- **What you have to do**
No pictures go into the copy. Write out exactly the lines below from the one containing "Rebuild this chart as a component, using" through the one containing "const ref = useRef<HTMLCanvasElement".

- **Records supplied**
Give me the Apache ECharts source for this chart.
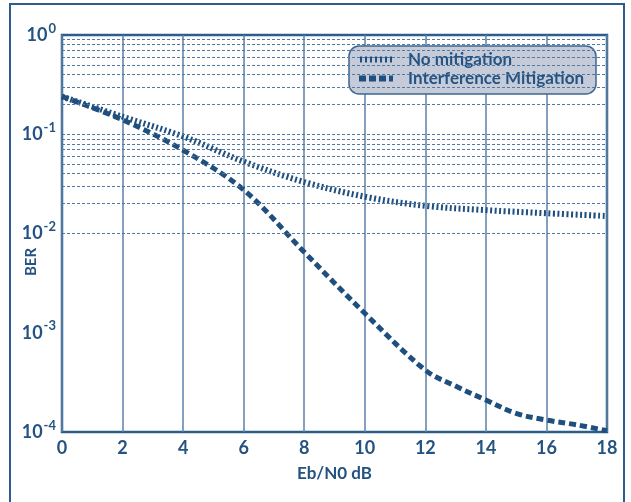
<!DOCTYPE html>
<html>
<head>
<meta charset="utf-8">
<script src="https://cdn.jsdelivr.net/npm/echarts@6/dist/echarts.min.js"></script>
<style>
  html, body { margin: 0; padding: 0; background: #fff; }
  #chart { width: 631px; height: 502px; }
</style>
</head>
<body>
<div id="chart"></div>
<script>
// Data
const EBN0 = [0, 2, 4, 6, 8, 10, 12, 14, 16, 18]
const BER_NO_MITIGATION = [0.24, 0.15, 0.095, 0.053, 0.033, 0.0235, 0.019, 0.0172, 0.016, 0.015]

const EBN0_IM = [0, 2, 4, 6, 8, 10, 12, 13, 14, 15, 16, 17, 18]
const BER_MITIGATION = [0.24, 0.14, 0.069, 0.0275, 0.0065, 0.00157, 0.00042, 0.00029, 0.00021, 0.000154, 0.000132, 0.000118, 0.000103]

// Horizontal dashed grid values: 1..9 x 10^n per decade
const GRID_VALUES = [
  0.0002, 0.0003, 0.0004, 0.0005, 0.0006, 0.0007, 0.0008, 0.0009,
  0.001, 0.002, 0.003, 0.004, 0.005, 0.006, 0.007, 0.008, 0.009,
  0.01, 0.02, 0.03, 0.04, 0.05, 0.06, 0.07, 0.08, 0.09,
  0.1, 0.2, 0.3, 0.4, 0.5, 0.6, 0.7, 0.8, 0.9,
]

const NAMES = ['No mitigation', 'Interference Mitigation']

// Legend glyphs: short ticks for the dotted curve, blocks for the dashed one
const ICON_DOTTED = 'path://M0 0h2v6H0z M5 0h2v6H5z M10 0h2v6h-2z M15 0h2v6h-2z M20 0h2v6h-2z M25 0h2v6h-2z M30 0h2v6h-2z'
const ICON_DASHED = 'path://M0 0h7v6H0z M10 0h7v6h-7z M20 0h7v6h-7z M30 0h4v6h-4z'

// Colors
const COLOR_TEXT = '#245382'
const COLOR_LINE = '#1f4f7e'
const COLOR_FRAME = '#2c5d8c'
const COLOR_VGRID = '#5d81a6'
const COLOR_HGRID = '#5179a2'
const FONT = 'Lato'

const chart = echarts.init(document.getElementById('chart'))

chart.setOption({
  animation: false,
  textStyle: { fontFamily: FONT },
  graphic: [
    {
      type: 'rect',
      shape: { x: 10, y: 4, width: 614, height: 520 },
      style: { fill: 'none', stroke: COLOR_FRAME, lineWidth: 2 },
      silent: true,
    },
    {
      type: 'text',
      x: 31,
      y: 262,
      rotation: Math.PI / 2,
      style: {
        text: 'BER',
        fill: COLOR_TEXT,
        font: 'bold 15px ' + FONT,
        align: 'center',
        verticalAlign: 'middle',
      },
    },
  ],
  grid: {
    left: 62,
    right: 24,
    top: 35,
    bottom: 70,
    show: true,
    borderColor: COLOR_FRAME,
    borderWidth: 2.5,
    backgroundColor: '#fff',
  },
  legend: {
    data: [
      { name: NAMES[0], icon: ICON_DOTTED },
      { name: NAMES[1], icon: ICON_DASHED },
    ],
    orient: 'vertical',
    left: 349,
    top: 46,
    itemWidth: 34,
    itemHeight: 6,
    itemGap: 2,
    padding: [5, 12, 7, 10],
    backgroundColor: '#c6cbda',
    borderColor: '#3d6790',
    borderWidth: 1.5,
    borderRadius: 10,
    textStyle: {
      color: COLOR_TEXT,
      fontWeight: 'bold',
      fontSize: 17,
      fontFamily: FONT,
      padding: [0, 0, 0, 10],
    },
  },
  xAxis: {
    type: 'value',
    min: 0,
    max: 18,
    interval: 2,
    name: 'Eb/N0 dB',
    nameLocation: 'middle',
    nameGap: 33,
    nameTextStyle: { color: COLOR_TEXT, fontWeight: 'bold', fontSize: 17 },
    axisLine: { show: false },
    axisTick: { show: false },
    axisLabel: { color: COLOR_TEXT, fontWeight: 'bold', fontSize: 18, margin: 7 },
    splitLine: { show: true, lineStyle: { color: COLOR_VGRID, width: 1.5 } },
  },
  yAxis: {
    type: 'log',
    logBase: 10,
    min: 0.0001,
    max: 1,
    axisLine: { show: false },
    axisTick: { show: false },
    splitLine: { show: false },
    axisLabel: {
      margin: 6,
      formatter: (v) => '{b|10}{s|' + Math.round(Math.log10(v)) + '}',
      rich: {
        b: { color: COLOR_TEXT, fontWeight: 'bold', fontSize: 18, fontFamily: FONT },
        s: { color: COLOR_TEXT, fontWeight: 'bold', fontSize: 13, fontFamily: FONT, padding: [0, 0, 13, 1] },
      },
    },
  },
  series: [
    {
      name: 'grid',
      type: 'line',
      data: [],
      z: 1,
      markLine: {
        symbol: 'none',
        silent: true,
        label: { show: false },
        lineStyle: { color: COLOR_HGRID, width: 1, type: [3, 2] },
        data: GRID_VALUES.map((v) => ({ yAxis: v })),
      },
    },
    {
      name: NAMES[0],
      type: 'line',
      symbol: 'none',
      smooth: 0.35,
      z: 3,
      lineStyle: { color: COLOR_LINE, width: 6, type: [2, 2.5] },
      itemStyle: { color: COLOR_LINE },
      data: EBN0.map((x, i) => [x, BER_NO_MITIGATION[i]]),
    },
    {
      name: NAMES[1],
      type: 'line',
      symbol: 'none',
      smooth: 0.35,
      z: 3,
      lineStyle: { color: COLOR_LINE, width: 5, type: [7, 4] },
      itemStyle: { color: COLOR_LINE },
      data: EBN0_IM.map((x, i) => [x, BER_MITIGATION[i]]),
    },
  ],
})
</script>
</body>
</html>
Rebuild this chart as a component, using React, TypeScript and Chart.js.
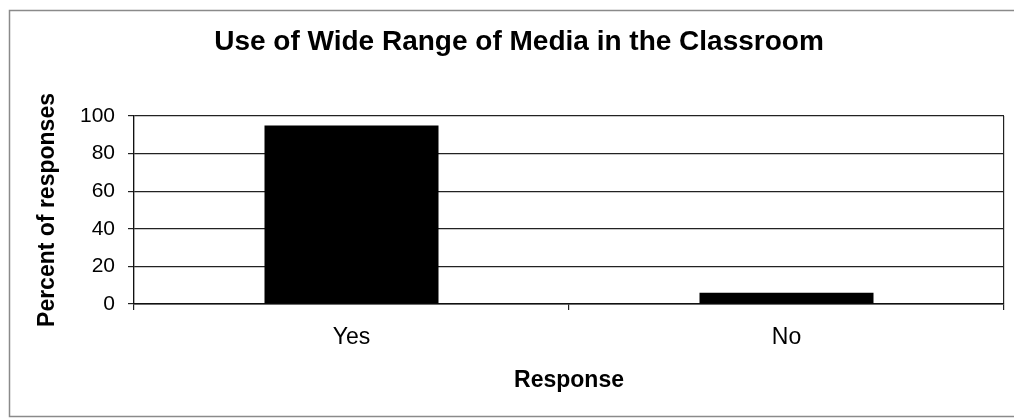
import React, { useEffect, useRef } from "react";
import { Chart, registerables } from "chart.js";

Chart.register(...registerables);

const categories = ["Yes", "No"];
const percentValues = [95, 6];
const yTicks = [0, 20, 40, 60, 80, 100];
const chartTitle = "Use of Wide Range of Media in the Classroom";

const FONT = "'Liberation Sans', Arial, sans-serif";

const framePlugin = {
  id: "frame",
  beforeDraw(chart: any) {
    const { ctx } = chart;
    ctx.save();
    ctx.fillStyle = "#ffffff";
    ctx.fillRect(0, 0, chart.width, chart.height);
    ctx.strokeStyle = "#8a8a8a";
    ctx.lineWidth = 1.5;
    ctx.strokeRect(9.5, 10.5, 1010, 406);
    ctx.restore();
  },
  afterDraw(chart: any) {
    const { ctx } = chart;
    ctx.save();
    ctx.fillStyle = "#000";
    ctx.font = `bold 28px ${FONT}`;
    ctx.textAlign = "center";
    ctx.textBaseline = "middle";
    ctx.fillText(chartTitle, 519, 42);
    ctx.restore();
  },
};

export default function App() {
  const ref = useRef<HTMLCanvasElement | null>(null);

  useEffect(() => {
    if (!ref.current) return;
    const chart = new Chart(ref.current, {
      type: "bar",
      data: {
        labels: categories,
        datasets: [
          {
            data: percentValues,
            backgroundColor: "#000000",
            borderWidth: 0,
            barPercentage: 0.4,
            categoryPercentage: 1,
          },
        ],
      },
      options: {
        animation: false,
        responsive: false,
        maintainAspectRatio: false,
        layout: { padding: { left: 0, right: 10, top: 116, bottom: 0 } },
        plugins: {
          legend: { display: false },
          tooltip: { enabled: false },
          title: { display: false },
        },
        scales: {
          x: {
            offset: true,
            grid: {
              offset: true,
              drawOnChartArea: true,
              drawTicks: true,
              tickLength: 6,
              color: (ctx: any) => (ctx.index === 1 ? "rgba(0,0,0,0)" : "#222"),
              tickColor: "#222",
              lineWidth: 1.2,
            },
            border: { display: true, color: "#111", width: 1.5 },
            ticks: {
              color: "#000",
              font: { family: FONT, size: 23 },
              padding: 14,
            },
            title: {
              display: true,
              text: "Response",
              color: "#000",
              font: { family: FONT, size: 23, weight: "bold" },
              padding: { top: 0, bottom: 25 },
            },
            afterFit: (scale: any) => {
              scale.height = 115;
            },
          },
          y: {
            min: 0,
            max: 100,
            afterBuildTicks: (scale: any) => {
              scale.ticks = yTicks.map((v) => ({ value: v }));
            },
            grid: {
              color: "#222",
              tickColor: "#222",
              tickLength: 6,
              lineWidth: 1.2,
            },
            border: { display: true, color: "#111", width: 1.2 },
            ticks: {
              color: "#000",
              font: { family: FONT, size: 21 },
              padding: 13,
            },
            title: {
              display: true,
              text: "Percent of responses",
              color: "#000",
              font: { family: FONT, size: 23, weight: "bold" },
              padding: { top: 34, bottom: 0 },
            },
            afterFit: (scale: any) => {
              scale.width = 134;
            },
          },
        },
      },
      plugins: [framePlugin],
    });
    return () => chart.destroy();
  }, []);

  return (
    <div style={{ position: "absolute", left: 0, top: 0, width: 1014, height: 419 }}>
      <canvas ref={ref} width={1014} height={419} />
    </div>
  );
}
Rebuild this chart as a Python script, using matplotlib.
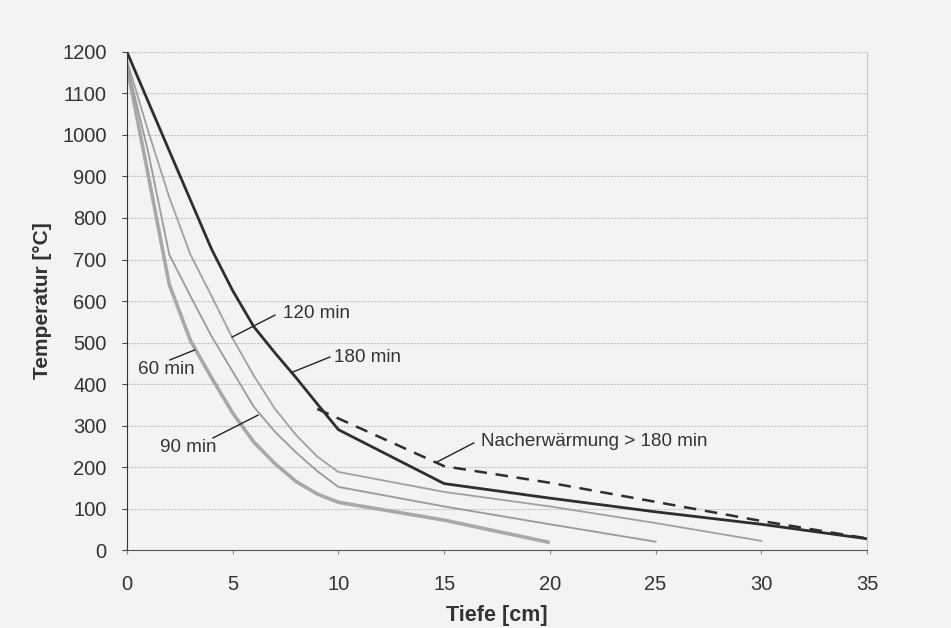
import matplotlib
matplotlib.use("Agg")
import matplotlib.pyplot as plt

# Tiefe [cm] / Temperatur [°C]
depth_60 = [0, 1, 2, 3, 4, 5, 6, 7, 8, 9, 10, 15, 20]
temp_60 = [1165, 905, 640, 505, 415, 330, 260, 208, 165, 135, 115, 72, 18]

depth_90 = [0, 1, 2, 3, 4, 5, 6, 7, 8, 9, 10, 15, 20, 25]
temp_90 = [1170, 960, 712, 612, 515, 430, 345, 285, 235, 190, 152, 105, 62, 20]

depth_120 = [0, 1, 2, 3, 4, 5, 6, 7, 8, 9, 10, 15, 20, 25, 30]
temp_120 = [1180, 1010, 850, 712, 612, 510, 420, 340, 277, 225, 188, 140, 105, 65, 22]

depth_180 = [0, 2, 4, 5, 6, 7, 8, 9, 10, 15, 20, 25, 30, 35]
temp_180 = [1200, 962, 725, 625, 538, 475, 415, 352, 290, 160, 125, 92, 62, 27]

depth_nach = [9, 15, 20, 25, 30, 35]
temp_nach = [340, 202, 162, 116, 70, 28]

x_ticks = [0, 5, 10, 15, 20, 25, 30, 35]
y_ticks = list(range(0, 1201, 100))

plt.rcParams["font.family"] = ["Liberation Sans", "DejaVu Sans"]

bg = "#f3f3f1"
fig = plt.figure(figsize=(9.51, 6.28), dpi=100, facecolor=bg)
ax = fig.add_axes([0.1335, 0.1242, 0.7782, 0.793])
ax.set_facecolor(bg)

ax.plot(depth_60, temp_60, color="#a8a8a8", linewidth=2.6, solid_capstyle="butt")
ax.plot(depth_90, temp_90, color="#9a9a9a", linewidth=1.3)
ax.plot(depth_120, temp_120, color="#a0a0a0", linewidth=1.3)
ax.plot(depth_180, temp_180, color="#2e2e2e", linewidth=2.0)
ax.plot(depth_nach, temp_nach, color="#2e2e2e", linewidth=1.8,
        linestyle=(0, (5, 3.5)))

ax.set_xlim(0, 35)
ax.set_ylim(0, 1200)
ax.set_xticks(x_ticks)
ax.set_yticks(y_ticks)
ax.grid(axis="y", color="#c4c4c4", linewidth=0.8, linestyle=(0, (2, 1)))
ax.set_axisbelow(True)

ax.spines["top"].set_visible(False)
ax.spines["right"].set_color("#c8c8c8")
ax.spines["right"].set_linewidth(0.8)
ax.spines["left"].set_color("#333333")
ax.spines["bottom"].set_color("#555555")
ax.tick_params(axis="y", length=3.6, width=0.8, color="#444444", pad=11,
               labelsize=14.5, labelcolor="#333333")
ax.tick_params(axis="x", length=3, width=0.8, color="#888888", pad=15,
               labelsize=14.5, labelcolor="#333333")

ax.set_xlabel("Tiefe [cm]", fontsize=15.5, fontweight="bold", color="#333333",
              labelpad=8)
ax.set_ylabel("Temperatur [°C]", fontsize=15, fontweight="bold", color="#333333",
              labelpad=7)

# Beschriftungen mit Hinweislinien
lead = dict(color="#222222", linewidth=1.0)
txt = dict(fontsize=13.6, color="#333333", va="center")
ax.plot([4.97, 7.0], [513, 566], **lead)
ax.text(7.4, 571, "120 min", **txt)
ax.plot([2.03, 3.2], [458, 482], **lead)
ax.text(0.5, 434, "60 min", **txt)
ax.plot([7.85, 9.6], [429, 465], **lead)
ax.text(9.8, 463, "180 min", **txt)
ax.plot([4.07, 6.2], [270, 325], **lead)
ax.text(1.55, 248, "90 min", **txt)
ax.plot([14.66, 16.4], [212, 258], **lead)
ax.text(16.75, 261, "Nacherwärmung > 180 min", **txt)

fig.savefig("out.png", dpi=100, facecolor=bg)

- **Response**
Rebuild this chart as a component, using React, TypeScript and Chart.js.
import React, { useEffect, useRef } from "react";
import { Chart, registerables } from "chart.js";

Chart.register(...registerables);

const categories = ["Yes", "No"];
const percentValues = [95, 6];
const yTicks = [0, 20, 40, 60, 80, 100];
const chartTitle = "Use of Wide Range of Media in the Classroom";

const FONT = "'Liberation Sans', Arial, sans-serif";

const framePlugin = {
  id: "frame",
  beforeDraw(chart: any) {
    const { ctx } = chart;
    ctx.save();
    ctx.fillStyle = "#ffffff";
    ctx.fillRect(0, 0, chart.width, chart.height);
    ctx.strokeStyle = "#8a8a8a";
    ctx.lineWidth = 1.5;
    ctx.strokeRect(9.5, 10.5, 1010, 406);
    ctx.restore();
  },
  afterDraw(chart: any) {
    const { ctx } = chart;
    ctx.save();
    ctx.fillStyle = "#000";
    ctx.font = `bold 28px ${FONT}`;
    ctx.textAlign = "center";
    ctx.textBaseline = "middle";
    ctx.fillText(chartTitle, 519, 42);
    ctx.restore();
  },
};

export default function App() {
  const ref = useRef<HTMLCanvasElement | null>(null);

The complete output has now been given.